Sobre o curso
Considerando que temos um território específico na região Amazônica. A região possui uma grande diversidade de povos, línguas, culturas e cosmologias, portanto traz uma riqueza de possibilidades de leituras, interpretação e análises sobre os territórios. Além disso, as fronteiras tanto físicas como culturais se fazem nos desenhos e modelagens sócio-políticas. Desse modo, entendemos que é muito pertinente que a saúde coletiva discuta o território, as políticas para esse lugar e as diferentes abordagens, que se constituíram historicamente. As diferenças geográficas não podem ser negadas porque marcam o lugar, mas também não podemos esquecer a construção da territorialidade como um processo social.
O território como lugar existencial compromete o observador no engajamento. O território existencial é um processo construtivo e requer um cultivo constante.

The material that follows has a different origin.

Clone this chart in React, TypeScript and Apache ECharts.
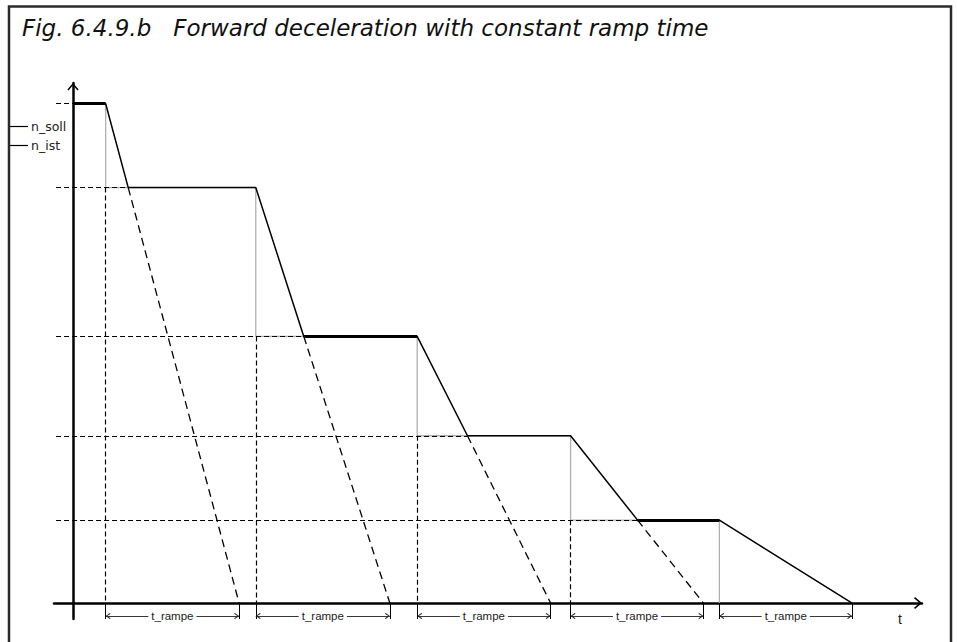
import React, { useEffect, useRef } from 'react';
import * as echarts from 'echarts';

// ---- data ----
const titleText = 'Fig. 6.4.9.b   Forward deceleration with constant ramp time';
const legendNames = ['n_soll', 'n_ist'];
const axisName = 't';
const dimLabel = 't_rampe';
// speed levels (top level first), in % of the initial speed
const levels = [100, 83.2, 53.4, 33.5, 16.6];
// instants where the set point n_soll steps down
const stepTimes = [2.45, 13.7, 25.8, 37.3, 48.45];
// instants where n_ist reaches the new set point
const crossTimes = [4.14, 17.3, 29.57, 42.32];
// instants where each ramp would reach zero (end of t_rampe)
const rampEnds = [12.45, 23.75, 35.8, 47.25, 58.4];
// construction-line start, dimension line level and bottom of the end ticks
const guideStart = -1.27;
const dimLevel = -2.6;
const tickBottom = -3.2;
// axis extent
const xMin = -1.424;
const xMax = 63.64;
const yMin = -3.2;
const yMax = 104.15;

const FONT = '"Liberation Sans", Arial, sans-serif';
const WIDE_FONT = '"DejaVu Sans", "Liberation Sans", sans-serif';
const AXIS_ARROW = 'path://M0,7 L6,0 L12,7 L10.8,8 L6,2.4 L1.2,8 Z';
const DIM_ARROW = 'path://M3,0.2 L3,0.21 Z M0,9 L3,5 L6,9 L5.2,9.8 L3,6.4 L0.8,9.8 Z';

// ---- series construction ----
const sollData: number[][] = [[0, levels[0]]];
stepTimes.forEach((t, i) => {
  sollData.push([t, levels[i]]);
  sollData.push([t, i + 1 < levels.length ? levels[i + 1] : 0]);
});

const istData: number[][] = [[0, levels[0]]];
stepTimes.forEach((t, i) => {
  istData.push([t, levels[i]]);
  if (i < crossTimes.length) istData.push([crossTimes[i], levels[i + 1]]);
  else istData.push([rampEnds[i], 0]);
});

const thickPlateaus = [
  [[0, levels[0]], [stepTimes[0], levels[0]]],
  [[crossTimes[1], levels[2]], [stepTimes[2], levels[2]]],
  [[crossTimes[3], levels[4]], [stepTimes[4], levels[4]]],
];

const dashedGuides: number[][][] = [];
dashedGuides.push([[guideStart, levels[0]], [0, levels[0]]]);
for (let i = 1; i < levels.length; i++) {
  dashedGuides.push([[guideStart, levels[i]], [crossTimes[i - 1], levels[i]]]);
}
const dashedVerticals: number[][][] = [];
const dashedRamps: number[][][] = [];
for (let i = 0; i < crossTimes.length; i++) {
  dashedVerticals.push([[stepTimes[i], levels[i + 1]], [stepTimes[i], 0]]);
  dashedRamps.push([[crossTimes[i], levels[i + 1]], [rampEnds[i], 0]]);
}

const ticks = [...stepTimes, ...rampEnds].map((t) => [[t, 0], [t, tickBottom]]);
const dims = stepTimes.map((t, i) => [[t, dimLevel], [rampEnds[i], dimLevel]]);

const linesBase = {
  type: 'lines',
  coordinateSystem: 'cartesian2d',
  silent: true,
  clip: false,
  symbol: 'none',
};

const option: any = {
  animation: false,
  backgroundColor: '#ffffff',
  title: {
    text: titleText,
    left: 22,
    top: 16,
    padding: 0,
    textStyle: {
      fontFamily: WIDE_FONT,
      fontSize: 23,
      fontStyle: 'italic',
      fontWeight: 'normal',
      color: '#111',
    },
  },
  legend: {
    orient: 'vertical',
    left: 8,
    top: 120,
    padding: 0,
    itemGap: 6,
    itemWidth: 20,
    itemHeight: 1.2,
    selectedMode: false,
    itemStyle: { borderWidth: 0 },
    textStyle: { fontFamily: WIDE_FONT, fontSize: 12.5, color: '#222', padding: [0, 0, 0, -2] },
    data: legendNames.map((n) => ({ name: n, icon: 'rect', itemStyle: { color: '#000', borderWidth: 0 } })),
  },
  graphic: [
    {
      type: 'rect',
      silent: true,
      z: 100,
      shape: { x: 9, y: 6.5, width: 942, height: 700 },
      style: { fill: 'none', stroke: '#2b2b2b', lineWidth: 2.5 },
    },
  ],
  grid: { left: 54, right: 35, top: 83, bottom: 23, containLabel: false },
  xAxis: {
    type: 'value',
    min: xMin,
    max: xMax,
    name: axisName,
    nameLocation: 'end',
    nameGap: -22,
    nameTextStyle: {
      fontFamily: FONT,
      fontSize: 14,
      color: '#222',
      align: 'center',
      verticalAlign: 'top',
      padding: [9, 0, 0, 0],
    },
    axisLine: {
      show: true,
      onZero: true,
      symbol: ['none', AXIS_ARROW],
      symbolSize: [12, 8],
      symbolOffset: [0, -4],
      lineStyle: { color: '#000', width: 2.5 },
    },
    axisTick: { show: false },
    axisLabel: { show: false },
    splitLine: { show: false },
  },
  yAxis: {
    type: 'value',
    min: yMin,
    max: yMax,
    axisLine: {
      show: true,
      onZero: true,
      symbol: ['none', AXIS_ARROW],
      symbolSize: [12, 7.5],
      symbolOffset: [0, -3.75],
      lineStyle: { color: '#000', width: 2.5 },
    },
    axisTick: { show: false },
    axisLabel: { show: false },
    splitLine: { show: false },
  },
  series: [
    {
      name: legendNames[0],
      type: 'line',
      data: sollData,
      symbol: 'none',
      showSymbol: false,
      silent: true,
      z: 2,
      lineStyle: { color: '#b0b0b0', width: 1.3 },
      itemStyle: { color: '#b0b0b0' },
    },
    {
      ...linesBase,
      z: 3,
      data: dashedGuides.concat(dashedVerticals).map((c) => ({ coords: c })),
      lineStyle: { color: '#000', width: 1.2, type: [5, 3], opacity: 1, curveness: 0 },
    },
    {
      ...linesBase,
      z: 3,
      data: dashedRamps.map((c) => ({ coords: c })),
      lineStyle: { color: '#000', width: 1.3, type: [8, 5], opacity: 1, curveness: 0 },
    },
    {
      name: legendNames[1],
      type: 'line',
      data: istData,
      symbol: 'none',
      showSymbol: false,
      silent: true,
      z: 4,
      lineStyle: { color: '#000', width: 1.5 },
      itemStyle: { color: '#000' },
    },
    {
      ...linesBase,
      z: 5,
      data: thickPlateaus.map((c) => ({ coords: c })),
      lineStyle: { color: '#000', width: 3, opacity: 1, curveness: 0 },
    },
    {
      ...linesBase,
      z: 4,
      data: ticks.map((c) => ({ coords: c })),
      lineStyle: { color: '#000', width: 1, opacity: 1, curveness: 0 },
    },
    {
      ...linesBase,
      z: 4,
      symbol: [DIM_ARROW, DIM_ARROW],
      symbolSize: [[6, 10], [6, 10]],
      data: dims.map((c) => ({ name: dimLabel, coords: c })),
      lineStyle: { color: '#222', width: 0.9, opacity: 1, curveness: 0 },
      label: {
        show: true,
        position: 'insideMiddle',
        formatter: '{b}',
        fontFamily: FONT,
        fontSize: 11.5,
        color: '#222',
        backgroundColor: '#fff',
        padding: [0, 3],
        distance: 0,
      },
    },
  ],
};

export default function App() {
  const ref = useRef<HTMLDivElement>(null);
  useEffect(() => {
    const chart = echarts.init(ref.current as HTMLDivElement, null, { renderer: 'svg' });
    chart.setOption(option);
    return () => chart.dispose();
  }, []);
  return (
    <div
      ref={ref}
      style={{ position: 'fixed', left: 0, top: 0, width: 957, height: 642, background: '#fff' }}
    />
  );
}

O observador é um aprendiz que se envolve no território existencial. O campo, seja estranho (distante) ou familiar (próximo), precisa ser cultivado no que se refere à receptividade. A atitude do observador-aprendiz é de saber-com, pois acompanha e aprende com os eventos que ocorrem no território. O território existencial na gestão da saúde é um espaço da experiência do próprio observador, que é chamado a analisar e descrever um espaço familiar, compartilhado com outros sujeitos que também agem e atuam na gestão da saúde. O território existencial é o espaço de encontro de sujeitos que vivenciam experiências semelhantes e similares, mas que no momento da pesquisa se distanciam metodologicamente e teoricamente.
Os estudos na e sobre a Amazônia no campo da saúde tem uma forte caracterização na presença de endemias e na falta de infraestrutura de serviços. Quando olhamos para a área rural e ribeirinha a ênfase recai para incipiência ou da inexistência de serviços, de gestão e de profissionais, como um lugar de ausência das políticas públicas. Assim, o território da Amazônia passa por uma naturalização das ausências, como se fosse intrínseco ao lugar. A produção das ausências faz parte de um processo de colonização que considera que o universal só cabe no pensamento ocidental moderno. O reconhecimento ou a visibilidade da história, ecossistemas, tradições e culturas do território cria as condições de possibilidade para a inovação de práticas tecnoassistenciais e a valorização de conhecimentos que promovem um outra diálogo entre a sociedade e a cultura (Schweickardt et al., 2020).
Assim, construímos uma ideia de território líquido que contempla tanto a identidade cultural e social da população ribeirinha como as características físicas naturais da região que está associada à várzea, mas que também se aplica à diferentes lugares da região amazônica. O “líquido” tem nos remete ao fluído, movimento, a algo que conecta as pessoas e a vida. Assim, entendemos que território líquido não se restringe ao lugar físico, mas carrega um conjunto relações simbólicas e culturais que se traduzem nos modos de vida e na memória da população. Notamos que para a população ribeirinha, as águas fazem parte das histórias e experiências da vida cotidiana, seja no trabalho, lazer e nos vários caminhos que se fazem ao percorrer o território.
O conceito de líquido se refere a uma realidade concreta, que trata de uma prática social. Estamos tratando do líquido como uma realidade concreta e material, que une as pessoas, que conecta as realidades, que tem um tempo e mescla as histórias das pessoas com as histórias dos lugares. O ciclo das águas (enchente, cheia, vazante, seca) mexe com a vida da população, altera os fluxos e altera os caminhos.
Entendemos que a Amazônia se apresenta como cenário ideal para o pensamento e para a efetivação do princípio da equidade do SUS, como um espaço do exercício da inovação. O discurso de que tudo é diferente e marcado por “distâncias geográficas” que são barreiras a qualquer política, pode fazer da região um lugar exótico e de limitada possibilidade da presença do Estado. Por isso, o longe e o distante é muito mais um lugar onde políticas públicas não chegam do que espaço de isolamento geográfico. Para esse lugar é preciso, portanto, invenção e inovação.